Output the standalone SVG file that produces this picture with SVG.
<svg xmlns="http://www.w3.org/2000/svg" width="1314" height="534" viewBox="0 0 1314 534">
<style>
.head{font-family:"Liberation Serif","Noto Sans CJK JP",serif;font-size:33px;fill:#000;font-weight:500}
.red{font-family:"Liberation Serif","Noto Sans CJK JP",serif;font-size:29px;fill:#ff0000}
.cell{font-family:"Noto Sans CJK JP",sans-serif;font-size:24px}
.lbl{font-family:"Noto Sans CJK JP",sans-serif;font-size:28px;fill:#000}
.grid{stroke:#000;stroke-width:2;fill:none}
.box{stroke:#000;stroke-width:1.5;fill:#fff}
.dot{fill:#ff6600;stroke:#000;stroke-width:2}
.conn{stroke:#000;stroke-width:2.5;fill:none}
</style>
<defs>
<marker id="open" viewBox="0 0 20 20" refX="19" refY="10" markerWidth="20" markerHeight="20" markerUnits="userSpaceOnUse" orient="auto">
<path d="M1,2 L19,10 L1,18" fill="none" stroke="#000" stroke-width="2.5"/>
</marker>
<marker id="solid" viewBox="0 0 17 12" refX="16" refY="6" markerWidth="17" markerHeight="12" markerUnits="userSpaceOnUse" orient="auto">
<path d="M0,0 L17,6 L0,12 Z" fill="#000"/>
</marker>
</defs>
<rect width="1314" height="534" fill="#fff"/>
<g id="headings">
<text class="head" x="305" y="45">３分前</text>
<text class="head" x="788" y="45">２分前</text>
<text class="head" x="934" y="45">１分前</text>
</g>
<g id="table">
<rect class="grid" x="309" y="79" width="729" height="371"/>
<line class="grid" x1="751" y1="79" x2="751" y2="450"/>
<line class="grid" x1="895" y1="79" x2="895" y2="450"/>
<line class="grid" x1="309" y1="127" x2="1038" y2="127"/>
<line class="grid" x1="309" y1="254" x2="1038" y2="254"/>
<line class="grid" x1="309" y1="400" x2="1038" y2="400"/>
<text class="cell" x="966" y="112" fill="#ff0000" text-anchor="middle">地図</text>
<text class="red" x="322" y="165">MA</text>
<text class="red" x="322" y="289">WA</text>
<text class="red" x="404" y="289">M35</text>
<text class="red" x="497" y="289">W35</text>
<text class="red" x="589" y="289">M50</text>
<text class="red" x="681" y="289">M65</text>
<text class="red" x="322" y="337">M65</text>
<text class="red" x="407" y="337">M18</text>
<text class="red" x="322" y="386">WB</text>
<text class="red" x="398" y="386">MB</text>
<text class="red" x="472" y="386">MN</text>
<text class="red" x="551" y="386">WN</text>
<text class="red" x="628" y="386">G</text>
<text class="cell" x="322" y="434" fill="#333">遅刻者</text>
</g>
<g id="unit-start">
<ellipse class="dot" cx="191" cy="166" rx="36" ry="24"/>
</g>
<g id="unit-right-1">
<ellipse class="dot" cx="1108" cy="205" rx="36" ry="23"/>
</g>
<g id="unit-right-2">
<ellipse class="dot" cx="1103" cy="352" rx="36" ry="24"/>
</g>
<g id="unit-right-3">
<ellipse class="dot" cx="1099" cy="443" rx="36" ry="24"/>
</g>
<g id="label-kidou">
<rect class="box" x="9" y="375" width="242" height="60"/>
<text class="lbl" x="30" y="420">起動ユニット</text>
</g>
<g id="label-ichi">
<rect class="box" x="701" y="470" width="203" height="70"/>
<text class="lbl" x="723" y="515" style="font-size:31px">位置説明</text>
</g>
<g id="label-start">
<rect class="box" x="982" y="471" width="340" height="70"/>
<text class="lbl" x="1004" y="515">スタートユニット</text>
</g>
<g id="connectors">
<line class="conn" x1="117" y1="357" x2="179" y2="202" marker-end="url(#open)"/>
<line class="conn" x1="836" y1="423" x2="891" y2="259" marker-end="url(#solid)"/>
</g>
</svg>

--------------------

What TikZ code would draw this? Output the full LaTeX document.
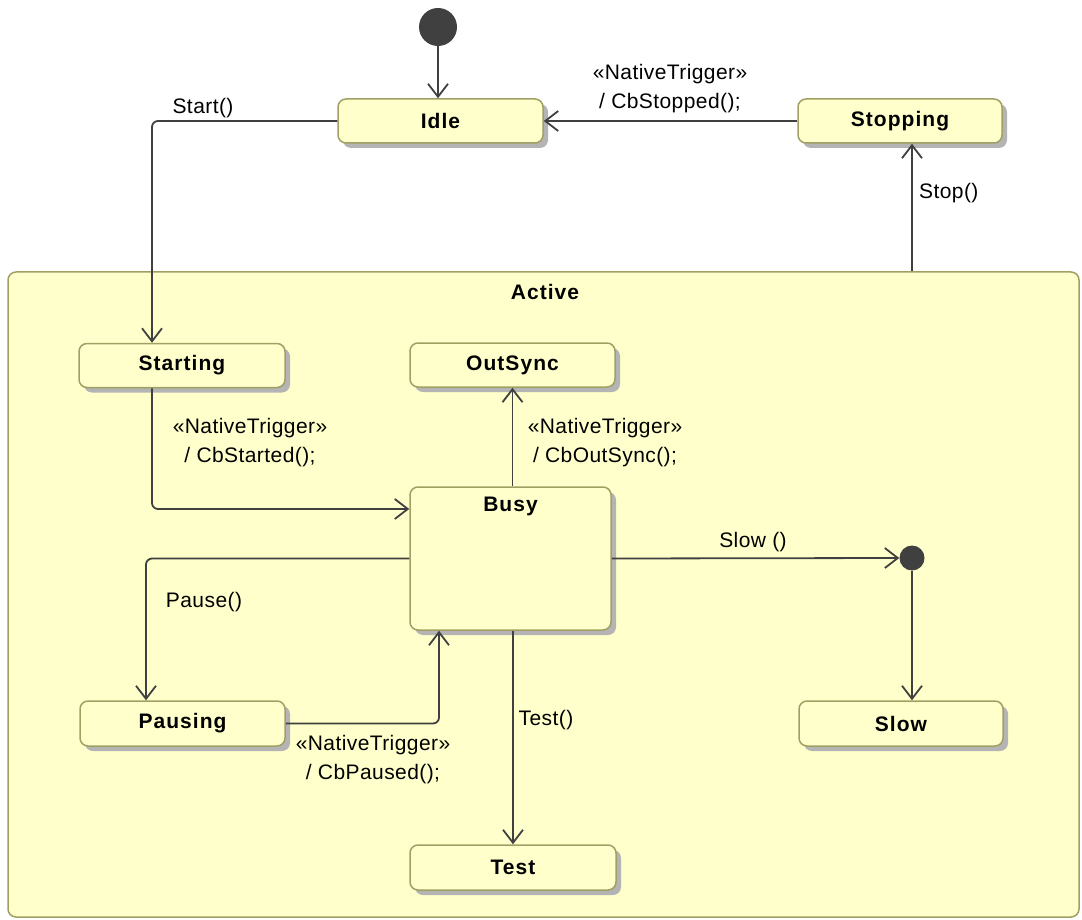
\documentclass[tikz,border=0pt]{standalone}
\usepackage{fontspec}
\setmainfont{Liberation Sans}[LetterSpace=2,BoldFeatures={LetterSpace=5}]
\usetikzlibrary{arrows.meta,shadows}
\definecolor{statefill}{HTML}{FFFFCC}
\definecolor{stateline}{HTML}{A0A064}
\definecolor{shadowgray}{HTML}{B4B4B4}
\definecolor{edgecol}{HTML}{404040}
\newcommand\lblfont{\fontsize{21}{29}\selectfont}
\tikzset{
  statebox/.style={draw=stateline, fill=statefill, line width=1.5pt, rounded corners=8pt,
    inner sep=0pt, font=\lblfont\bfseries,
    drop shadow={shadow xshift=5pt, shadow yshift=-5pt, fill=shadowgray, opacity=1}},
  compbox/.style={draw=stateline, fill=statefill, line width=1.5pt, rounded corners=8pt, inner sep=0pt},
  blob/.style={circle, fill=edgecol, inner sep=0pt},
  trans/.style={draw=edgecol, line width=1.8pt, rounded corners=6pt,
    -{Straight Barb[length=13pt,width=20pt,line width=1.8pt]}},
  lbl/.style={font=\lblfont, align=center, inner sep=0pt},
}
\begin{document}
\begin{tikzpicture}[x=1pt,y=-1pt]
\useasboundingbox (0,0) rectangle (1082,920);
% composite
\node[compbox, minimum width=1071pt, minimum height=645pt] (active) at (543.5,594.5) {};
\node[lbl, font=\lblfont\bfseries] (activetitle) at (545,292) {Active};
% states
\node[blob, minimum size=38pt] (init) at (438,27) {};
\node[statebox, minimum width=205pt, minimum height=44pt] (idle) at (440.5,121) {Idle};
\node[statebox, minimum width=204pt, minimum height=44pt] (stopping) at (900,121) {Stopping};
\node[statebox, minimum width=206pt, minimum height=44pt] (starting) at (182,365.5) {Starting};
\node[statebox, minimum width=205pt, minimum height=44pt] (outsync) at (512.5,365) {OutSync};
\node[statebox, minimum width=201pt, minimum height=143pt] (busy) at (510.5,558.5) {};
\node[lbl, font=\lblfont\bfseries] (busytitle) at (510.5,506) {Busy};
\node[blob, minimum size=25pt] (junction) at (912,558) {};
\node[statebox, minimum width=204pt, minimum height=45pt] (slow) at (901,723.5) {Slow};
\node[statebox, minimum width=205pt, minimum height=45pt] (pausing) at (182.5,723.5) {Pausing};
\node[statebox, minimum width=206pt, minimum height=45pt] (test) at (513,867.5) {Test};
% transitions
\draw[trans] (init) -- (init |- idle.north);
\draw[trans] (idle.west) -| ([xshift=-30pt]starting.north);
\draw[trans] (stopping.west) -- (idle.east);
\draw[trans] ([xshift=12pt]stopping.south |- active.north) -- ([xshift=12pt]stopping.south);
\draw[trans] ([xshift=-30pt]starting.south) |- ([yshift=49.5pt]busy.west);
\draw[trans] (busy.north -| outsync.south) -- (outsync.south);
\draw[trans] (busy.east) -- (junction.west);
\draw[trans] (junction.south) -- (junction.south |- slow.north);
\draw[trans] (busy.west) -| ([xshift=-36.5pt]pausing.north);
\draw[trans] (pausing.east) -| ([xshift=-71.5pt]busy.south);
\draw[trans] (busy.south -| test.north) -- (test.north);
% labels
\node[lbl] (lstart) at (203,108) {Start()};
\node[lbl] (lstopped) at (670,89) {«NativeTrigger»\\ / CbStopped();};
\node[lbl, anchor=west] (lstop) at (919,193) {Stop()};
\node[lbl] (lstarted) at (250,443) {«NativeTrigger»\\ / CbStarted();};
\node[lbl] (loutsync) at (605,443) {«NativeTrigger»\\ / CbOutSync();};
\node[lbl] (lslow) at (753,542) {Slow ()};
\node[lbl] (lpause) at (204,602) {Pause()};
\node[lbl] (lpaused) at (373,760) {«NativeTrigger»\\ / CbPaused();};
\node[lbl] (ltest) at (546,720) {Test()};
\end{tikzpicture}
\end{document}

--------------------

Search the lines for the string "this" and copy every line that has it.

Output the standalone SVG file that produces this picture with SVG.
What TikZ code would draw this? Output the full LaTeX document.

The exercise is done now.